(Plotting code records)
※
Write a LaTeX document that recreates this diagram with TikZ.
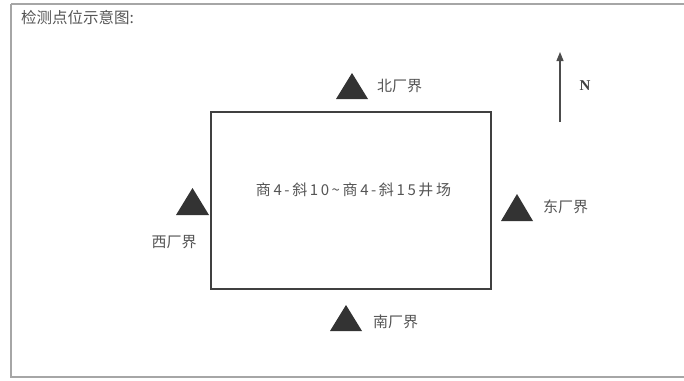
\documentclass[tikz,border=0pt]{standalone}
\usepackage{fontspec}
\newfontfamily\cjk{Noto Sans CJK SC}
\setmainfont{Liberation Serif}
\usetikzlibrary{arrows.meta}
\definecolor{txt}{HTML}{555555}
\definecolor{tri}{HTML}{333333}
\newcommand{\gp}{\hspace{2.6pt}}
\tikzset{
  lbl/.style={font=\cjk\fontsize{15}{17}\selectfont,text=txt,inner sep=0pt},
}
\begin{document}
\begin{tikzpicture}[x=1pt,y=-1pt]
\useasboundingbox (0,0) rectangle (684,380);
% outer frame
\draw[color=gray!70,line width=1.2pt] (11,4) -- (684,4);
\draw[color=gray!70,line width=1.2pt] (11,4) -- (11,377) -- (684,377);
\node[lbl,anchor=west,font=\cjk\fontsize{15.5}{17}\selectfont] (title) at (21,18) {检测点位示意图:};
% site rectangle
\node[draw=black!75,line width=1.1pt,minimum width=280pt,minimum height=177pt,inner sep=0pt] (site) at (351,200.5) {};
\node[lbl] (name) at (353.5,190) {商\gp 4\gp -\gp 斜\gp 1\gp 0\gp \textasciitilde\gp 商\gp 4\gp -\gp 斜\gp 1\gp 5\gp 井\gp 场};
% triangles
\fill[tri] (336,99) -- (352,73) -- (368,99) -- cycle;
\node[lbl,anchor=west] (ln) at (377,86) {北厂界};
\fill[tri] (176,215) -- (192.5,188) -- (209,215) -- cycle;
\node[lbl] (lw) at (174,242) {西厂界};
\fill[tri] (501,221) -- (517,194) -- (533,221) -- cycle;
\node[lbl,anchor=west] (le) at (543,207) {东厂界};
\fill[tri] (330,331) -- (346,305) -- (362,331) -- cycle;
\node[lbl,anchor=west] (ls) at (373,322) {南厂界};
% north arrow
\coordinate (nb) at (560,122);
\coordinate (nt) at (560,52);
\draw[color=black!70,line width=1.1pt,-{Triangle[length=9pt,width=7pt]}] (nb) -- (nt);
\node[font=\bfseries\fontsize{15}{17}\selectfont,text=black!75,inner sep=0pt] (N) at (585,86) {N};
\end{tikzpicture}
\end{document}
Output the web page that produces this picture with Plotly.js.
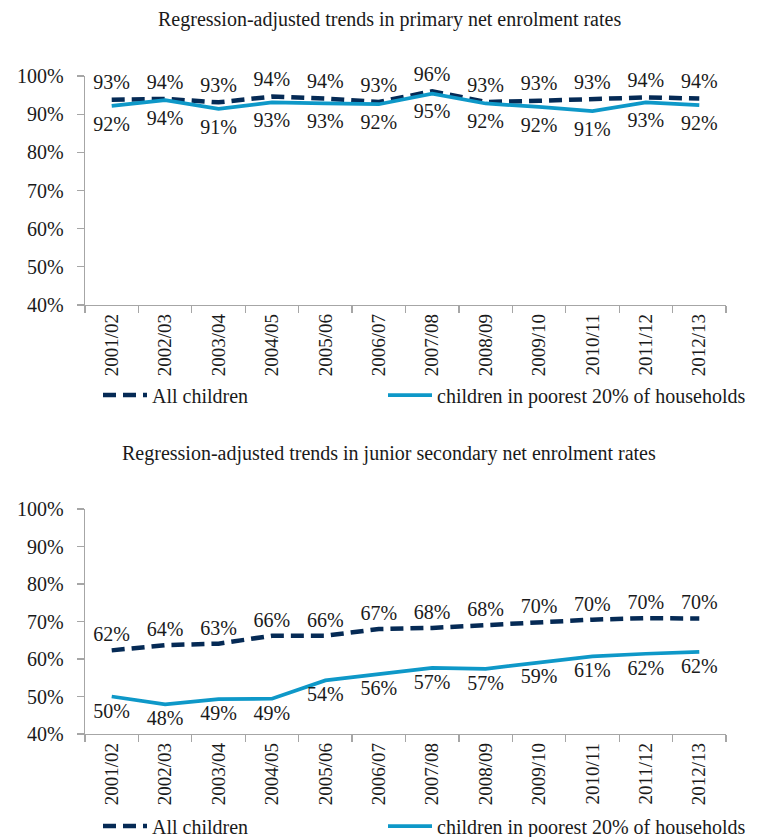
<!DOCTYPE html>
<html>
<head>
<meta charset="utf-8">
<script src="https://cdn.plot.ly/plotly-3.0.1.min.js"></script>
<style>html,body{margin:0;padding:0;background:#fff;}#chart{width:761px;height:837px;}</style>
</head>
<body>
<div id="chart"></div>
<script>
// ---- data ----
var years = ["2001/02","2002/03","2003/04","2004/05","2005/06","2006/07","2007/08","2008/09","2009/10","2010/11","2011/12","2012/13"];

var primaryAll = [93.8, 94.0, 93.1, 94.6, 94.1, 93.2, 96.0, 93.2, 93.5, 93.9, 94.4, 94.1];
var primaryAllLabels = ["93%","94%","93%","94%","94%","93%","96%","93%","93%","93%","94%","94%"];
var primaryPoor = [92.2, 93.7, 91.4, 93.1, 92.8, 92.6, 95.4, 92.8, 91.9, 90.8, 93.1, 92.4];
var primaryPoorLabels = ["92%","94%","91%","93%","93%","92%","95%","92%","92%","91%","93%","92%"];

var secondaryAll = [62.3, 63.7, 64.1, 66.2, 66.2, 68.0, 68.3, 69.1, 69.8, 70.5, 70.9, 70.8];
var secondaryAllLabels = ["62%","64%","63%","66%","66%","67%","68%","68%","70%","70%","70%","70%"];
var secondaryPoor = [50.0, 47.9, 49.3, 49.4, 54.3, 56.0, 57.6, 57.4, 59.1, 60.7, 61.4, 61.9];
var secondaryPoorLabels = ["50%","48%","49%","49%","54%","56%","57%","57%","59%","61%","62%","62%"];

var seriesNames = ["All children", "children in poorest 20% of households"];
var titles = ["Regression-adjusted trends in primary net enrolment rates",
              "Regression-adjusted trends in junior secondary net enrolment rates"];

// ---- styles ----
var FONT = "'Liberation Serif', 'Times New Roman', serif";
var navy = "#052a55";
var blue = "#0e98c8";
var gray = "#a6a6a6";
var txt = "#1a1a1a";
var clear = "rgba(0,0,0,0)";

function allTrace(y, labels, xa, ya, leg, pad) {
  return {x: years, y: y, text: labels, xaxis: xa, yaxis: ya, legend: leg,
    type: "scatter", mode: "lines+markers+text", name: seriesNames[0],
    textposition: "top center", cliponaxis: false,
    marker: {size: pad, color: clear, line: {width: 0}},
    textfont: {family: FONT, size: 20, color: txt},
    line: {color: navy, width: 4.5, dash: "13px,7px"}, hoverinfo: "skip"};
}
function poorTrace(y, labels, xa, ya, leg, pad) {
  return {x: years, y: y, text: labels, xaxis: xa, yaxis: ya, legend: leg,
    type: "scatter", mode: "lines+markers+text", name: seriesNames[1],
    textposition: "bottom center", cliponaxis: false,
    marker: {size: pad, color: clear, line: {width: 0}},
    textfont: {family: FONT, size: 20, color: txt},
    line: {color: blue, width: 3.75}, hoverinfo: "skip"};
}

var data = [
  allTrace(primaryAll, primaryAllLabels, "x", "y", "legend", 7),
  poorTrace(primaryPoor, primaryPoorLabels, "x", "y", "legend2", 14),
  allTrace(secondaryAll, secondaryAllLabels, "x2", "y2", "legend3", 5),
  poorTrace(secondaryPoor, secondaryPoorLabels, "x2", "y2", "legend4", 8)
];

function xax(anchor) {
  return {type: "category", anchor: anchor, domain: [0, 1], range: [-0.5, 11.5],
    showline: true, linecolor: gray, linewidth: 1.3, showgrid: false, zeroline: false,
    ticks: "outside", tickson: "boundaries", ticklen: 7, tickcolor: gray, tickwidth: 1.3,
    tickangle: -90, tickfont: {family: FONT, size: 19, color: txt}, fixedrange: true};
}
function yax(anchor, dom) {
  return {anchor: anchor, domain: dom, range: [40, 100], dtick: 10, ticksuffix: "%",
    showline: true, linecolor: gray, linewidth: 1.3, showgrid: false, zeroline: false,
    ticks: "outside", ticklen: 7, tickcolor: gray, tickwidth: 1.3, ticklabelstandoff: 9,
    tickfont: {family: FONT, size: 20, color: txt}, fixedrange: true};
}
function leg(xpx, ypx) {
  return {orientation: "h", x: (xpx - 85) / 641, xanchor: "left", y: 1 - ypx / 837, yanchor: "middle",
    font: {family: FONT, size: 20, color: txt}, itemwidth: 44,
    bgcolor: "rgba(0,0,0,0)"};
}

var H = 837;
var layout = {
  width: 761, height: 837,
  margin: {l: 85, r: 35, t: 0, b: 0, autoexpand: false},
  paper_bgcolor: "#fff", plot_bgcolor: "#fff",
  showlegend: true,
  xaxis: xax("y"), yaxis: yax("x", [1 - 305/H, 1 - 76/H]),
  xaxis2: xax("y2"), yaxis2: yax("x2", [1 - 734/H, 1 - 509/H]),
  legend: leg(98, 395),
  legend2: leg(383, 395),
  legend3: leg(98, 826),
  legend4: leg(383, 826),
  annotations: [
    {text: titles[0], xref: "paper", yref: "paper", x: 0.475, y: 1 - 20/H, xanchor: "center", yanchor: "middle",
     showarrow: false, font: {family: FONT, size: 20, color: txt}},
    {text: titles[1], xref: "paper", yref: "paper", x: 0.475, y: 1 - 453/H, xanchor: "center", yanchor: "middle",
     showarrow: false, font: {family: FONT, size: 20, color: txt}}
  ]
};

Plotly.newPlot("chart", data, layout, {displayModeBar: false, staticPlot: true});
</script>
</body>
</html>
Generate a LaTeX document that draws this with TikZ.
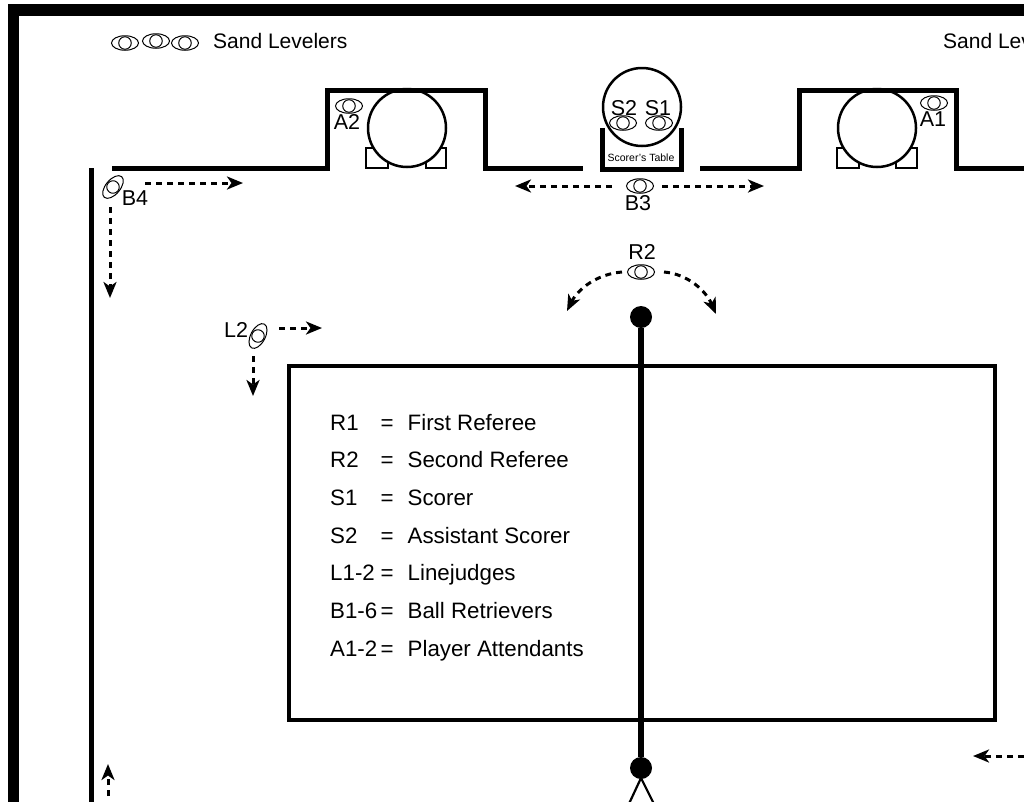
※
• [PROMPT] All of the data needs repeating exactly, but the pictures do not.

• [OUTPUT FOR THIS EXERCISE]
Write a LaTeX document that recreates this diagram with TikZ.
\documentclass[tikz,border=0pt]{standalone}
\usepackage{fontspec}
\newfontfamily\cjk{Noto Sans CJK SC}
\setmainfont{Liberation Serif}
\usetikzlibrary{arrows.meta}
\definecolor{txt}{HTML}{555555}
\definecolor{tri}{HTML}{333333}
\newcommand{\gp}{\hspace{2.6pt}}
\tikzset{
  lbl/.style={font=\cjk\fontsize{15}{17}\selectfont,text=txt,inner sep=0pt},
}
\begin{document}
\begin{tikzpicture}[x=1pt,y=-1pt]
\useasboundingbox (0,0) rectangle (684,380);
% outer frame
\draw[color=gray!70,line width=1.2pt] (11,4) -- (684,4);
\draw[color=gray!70,line width=1.2pt] (11,4) -- (11,377) -- (684,377);
\node[lbl,anchor=west,font=\cjk\fontsize{15.5}{17}\selectfont] (title) at (21,18) {检测点位示意图:};
% site rectangle
\node[draw=black!75,line width=1.1pt,minimum width=280pt,minimum height=177pt,inner sep=0pt] (site) at (351,200.5) {};
\node[lbl] (name) at (353.5,190) {商\gp 4\gp -\gp 斜\gp 1\gp 0\gp \textasciitilde\gp 商\gp 4\gp -\gp 斜\gp 1\gp 5\gp 井\gp 场};
% triangles
\fill[tri] (336,99) -- (352,73) -- (368,99) -- cycle;
\node[lbl,anchor=west] (ln) at (377,86) {北厂界};
\fill[tri] (176,215) -- (192.5,188) -- (209,215) -- cycle;
\node[lbl] (lw) at (174,242) {西厂界};
\fill[tri] (501,221) -- (517,194) -- (533,221) -- cycle;
\node[lbl,anchor=west] (le) at (543,207) {东厂界};
\fill[tri] (330,331) -- (346,305) -- (362,331) -- cycle;
\node[lbl,anchor=west] (ls) at (373,322) {南厂界};
% north arrow
\coordinate (nb) at (560,122);
\coordinate (nt) at (560,52);
\draw[color=black!70,line width=1.1pt,-{Triangle[length=9pt,width=7pt]}] (nb) -- (nt);
\node[font=\bfseries\fontsize{15}{17}\selectfont,text=black!75,inner sep=0pt] (N) at (585,86) {N};
\end{tikzpicture}
\end{document}
Output the web page that produces this picture with Plotly.js.
<!DOCTYPE html>
<html>
<head>
<meta charset="utf-8">
<script src="https://cdn.plot.ly/plotly-3.0.1.min.js"></script>
<style>html,body{margin:0;padding:0;background:#fff;}#chart{width:761px;height:837px;}</style>
</head>
<body>
<div id="chart"></div>
<script>
// ---- data ----
var years = ["2001/02","2002/03","2003/04","2004/05","2005/06","2006/07","2007/08","2008/09","2009/10","2010/11","2011/12","2012/13"];

var primaryAll = [93.8, 94.0, 93.1, 94.6, 94.1, 93.2, 96.0, 93.2, 93.5, 93.9, 94.4, 94.1];
var primaryAllLabels = ["93%","94%","93%","94%","94%","93%","96%","93%","93%","93%","94%","94%"];
var primaryPoor = [92.2, 93.7, 91.4, 93.1, 92.8, 92.6, 95.4, 92.8, 91.9, 90.8, 93.1, 92.4];
var primaryPoorLabels = ["92%","94%","91%","93%","93%","92%","95%","92%","92%","91%","93%","92%"];

var secondaryAll = [62.3, 63.7, 64.1, 66.2, 66.2, 68.0, 68.3, 69.1, 69.8, 70.5, 70.9, 70.8];
var secondaryAllLabels = ["62%","64%","63%","66%","66%","67%","68%","68%","70%","70%","70%","70%"];
var secondaryPoor = [50.0, 47.9, 49.3, 49.4, 54.3, 56.0, 57.6, 57.4, 59.1, 60.7, 61.4, 61.9];
var secondaryPoorLabels = ["50%","48%","49%","49%","54%","56%","57%","57%","59%","61%","62%","62%"];

var seriesNames = ["All children", "children in poorest 20% of households"];
var titles = ["Regression-adjusted trends in primary net enrolment rates",
              "Regression-adjusted trends in junior secondary net enrolment rates"];

// ---- styles ----
var FONT = "'Liberation Serif', 'Times New Roman', serif";
var navy = "#052a55";
var blue = "#0e98c8";
var gray = "#a6a6a6";
var txt = "#1a1a1a";
var clear = "rgba(0,0,0,0)";

function allTrace(y, labels, xa, ya, leg, pad) {
  return {x: years, y: y, text: labels, xaxis: xa, yaxis: ya, legend: leg,
    type: "scatter", mode: "lines+markers+text", name: seriesNames[0],
    textposition: "top center", cliponaxis: false,
    marker: {size: pad, color: clear, line: {width: 0}},
    textfont: {family: FONT, size: 20, color: txt},
    line: {color: navy, width: 4.5, dash: "13px,7px"}, hoverinfo: "skip"};
}
function poorTrace(y, labels, xa, ya, leg, pad) {
  return {x: years, y: y, text: labels, xaxis: xa, yaxis: ya, legend: leg,
    type: "scatter", mode: "lines+markers+text", name: seriesNames[1],
    textposition: "bottom center", cliponaxis: false,
    marker: {size: pad, color: clear, line: {width: 0}},
    textfont: {family: FONT, size: 20, color: txt},
    line: {color: blue, width: 3.75}, hoverinfo: "skip"};
}

var data = [
  allTrace(primaryAll, primaryAllLabels, "x", "y", "legend", 7),
  poorTrace(primaryPoor, primaryPoorLabels, "x", "y", "legend2", 14),
  allTrace(secondaryAll, secondaryAllLabels, "x2", "y2", "legend3", 5),
  poorTrace(secondaryPoor, secondaryPoorLabels, "x2", "y2", "legend4", 8)
];

function xax(anchor) {
  return {type: "category", anchor: anchor, domain: [0, 1], range: [-0.5, 11.5],
    showline: true, linecolor: gray, linewidth: 1.3, showgrid: false, zeroline: false,
    ticks: "outside", tickson: "boundaries", ticklen: 7, tickcolor: gray, tickwidth: 1.3,
    tickangle: -90, tickfont: {family: FONT, size: 19, color: txt}, fixedrange: true};
}
function yax(anchor, dom) {
  return {anchor: anchor, domain: dom, range: [40, 100], dtick: 10, ticksuffix: "%",
    showline: true, linecolor: gray, linewidth: 1.3, showgrid: false, zeroline: false,
    ticks: "outside", ticklen: 7, tickcolor: gray, tickwidth: 1.3, ticklabelstandoff: 9,
    tickfont: {family: FONT, size: 20, color: txt}, fixedrange: true};
}
function leg(xpx, ypx) {
  return {orientation: "h", x: (xpx - 85) / 641, xanchor: "left", y: 1 - ypx / 837, yanchor: "middle",
    font: {family: FONT, size: 20, color: txt}, itemwidth: 44,
    bgcolor: "rgba(0,0,0,0)"};
}

var H = 837;
var layout = {
  width: 761, height: 837,
  margin: {l: 85, r: 35, t: 0, b: 0, autoexpand: false},
  paper_bgcolor: "#fff", plot_bgcolor: "#fff",
  showlegend: true,
  xaxis: xax("y"), yaxis: yax("x", [1 - 305/H, 1 - 76/H]),
  xaxis2: xax("y2"), yaxis2: yax("x2", [1 - 734/H, 1 - 509/H]),
  legend: leg(98, 395),
  legend2: leg(383, 395),
  legend3: leg(98, 826),
  legend4: leg(383, 826),
  annotations: [
    {text: titles[0], xref: "paper", yref: "paper", x: 0.475, y: 1 - 20/H, xanchor: "center", yanchor: "middle",
     showarrow: false, font: {family: FONT, size: 20, color: txt}},
    {text: titles[1], xref: "paper", yref: "paper", x: 0.475, y: 1 - 453/H, xanchor: "center", yanchor: "middle",
     showarrow: false, font: {family: FONT, size: 20, color: txt}}
  ]
};

Plotly.newPlot("chart", data, layout, {displayModeBar: false, staticPlot: true});
</script>
</body>
</html>
Generate a LaTeX document that draws this with TikZ.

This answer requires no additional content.